Not because they do not want birthdays to feel special, but because they do. And for many families, “special” is starting to look a lot more like homemade cake, familiar faces, and a child who feels celebrated without the day turning into a full-scale event.

@akeebamaze captured a moment that put it perfectly by including homemade birthday cakes and simple family birthdays in a broader list of ways she is raising her kids with a more low-pressure, old-school feel. Her point was not that kids should get less. It was that cake at home, pizza, ice cream, and the same small circle of loved ones is still a real birthday.

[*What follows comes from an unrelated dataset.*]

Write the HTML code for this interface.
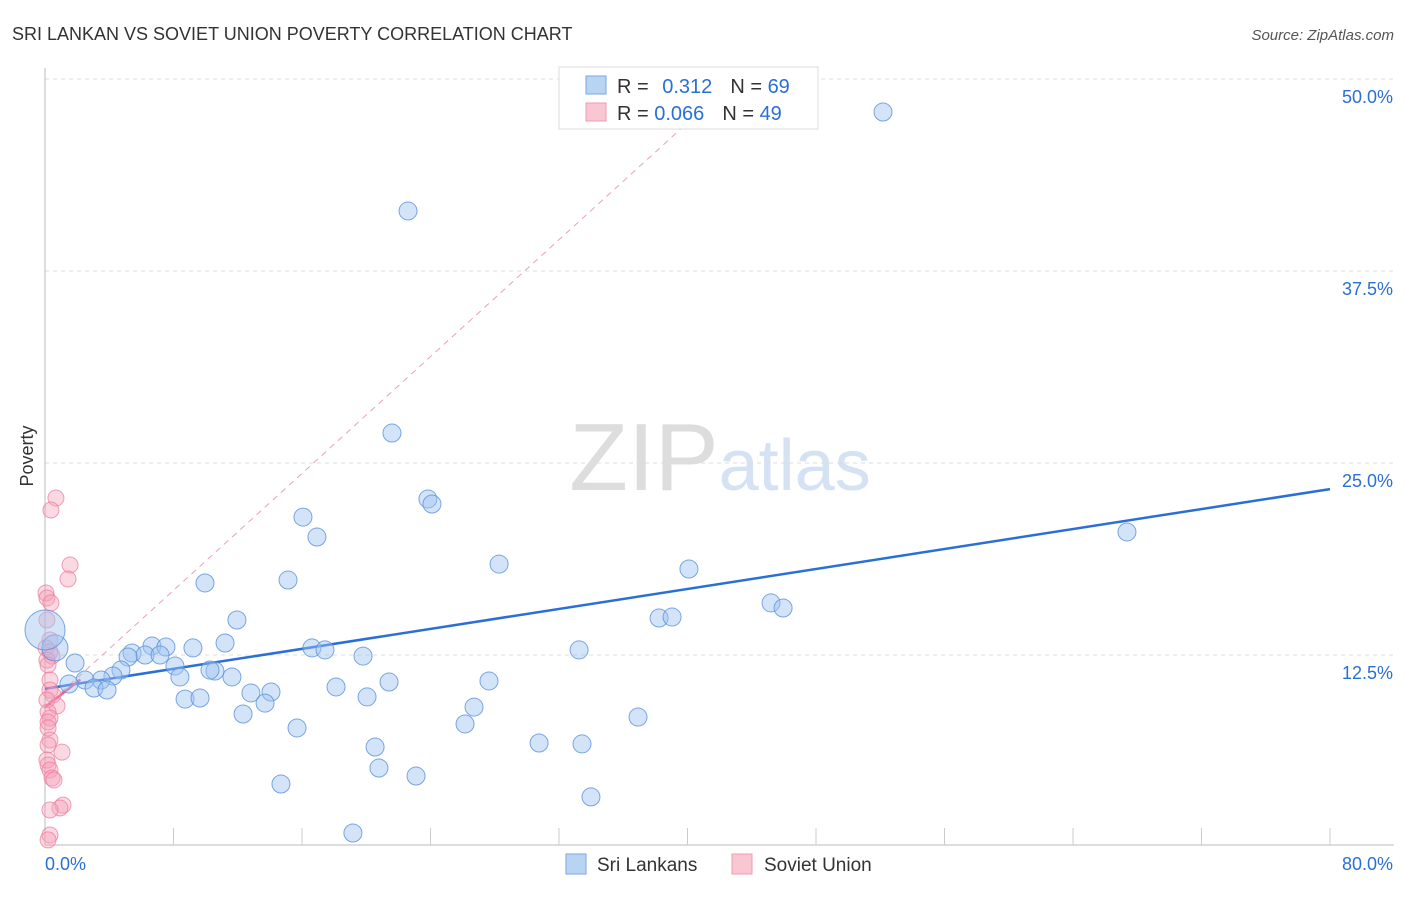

A young girl celebrating her 6th birthday with a cake and a lit candle indoors.
Photo by Ivan S

The Birthday Pressure Got Weirdly Expensive

A lot of moms are not rejecting big celebrations because they are anti-fun.

They are rejecting the feeling that every birthday now has to be bigger, prettier, more customized, and more expensive than the last one. The pressure builds fast, especially once social media gets involved. Suddenly a basic cake can feel “not enough” even when it would have felt completely magical to a child a few years ago.

That is part of why homemade cakes are hitting differently right now.

They feel personal. They feel grounded. They feel like a mom saying, “This day is about celebrating you, not performing for everybody else.”

And honestly, that lands.

Kids Usually Remember the Feeling More Than the Finish

That is the part many parents seem to be circling back to.

Most children are not grading the buttercream. They are not comparing the height of the cake tiers. They are not sitting there disappointed because the party did not include a balloon arch and a custom topper.

They remember the song. The candles. The moment everyone looked at them. The excitement of getting the first slice. The comfort of family rituals that happen year after year.

That is what made the birthday part of @akeebamaze’s post stand out so much. She described birthdays that were basically the same each year: cake, ice cream, pizza, and the same small group of people. And instead of sounding sad or deprived, it sounded normal. Warm. Solid. Like childhood.

That is exactly why simpler birthdays are suddenly feeling appealing again to so many moms. They bring the focus back to the child instead of the production.

Homemade Does Not Mean Less Special

A lot of mothers still carry this quiet fear that if they scale things back, their child will feel shortchanged.

But homemade often carries a kind of emotional weight store-bought perfection does not.

It says someone took the time. It says this was made in your kitchen, for your table, for your people. Even when the frosting is uneven or the decorations are simple, there is something about a homemade birthday cake that feels intimate in a way elaborate party trends often do not.

That is probably why the comments on posts like this tend to feel so emotional. People are not just reacting to nostalgia. They are reacting to relief. Relief that simple can still count. Relief that a birthday does not have to become a stressful, high-cost performance to be meaningful. Relief that the “best kind of birthday” might still be the kind that fits naturally inside family life.

More Moms Want Traditions They Can Actually Sustain

This may be the biggest shift underneath all of it.

The moms moving toward simpler birthdays are often not trying to lower the joy. They are trying to build celebrations they can repeat without resentment, burnout, or financial stress. A homemade cake is easier to return to every year. So is pizza night, ice cream, cousins, siblings, neighborhood friends, and a celebration that feels doable instead of overwhelming.

That kind of birthday may not look flashy online.

But it often feels better in real life.

Because when the day is not overloaded with expectations, there is more room for the actual point of it. A happy kid. A lit candle. A full table. A family saying, in the clearest way possible, that this child is loved.

And for a lot of moms, that is exactly why going simple is starting to feel like the better choice, not the lesser one.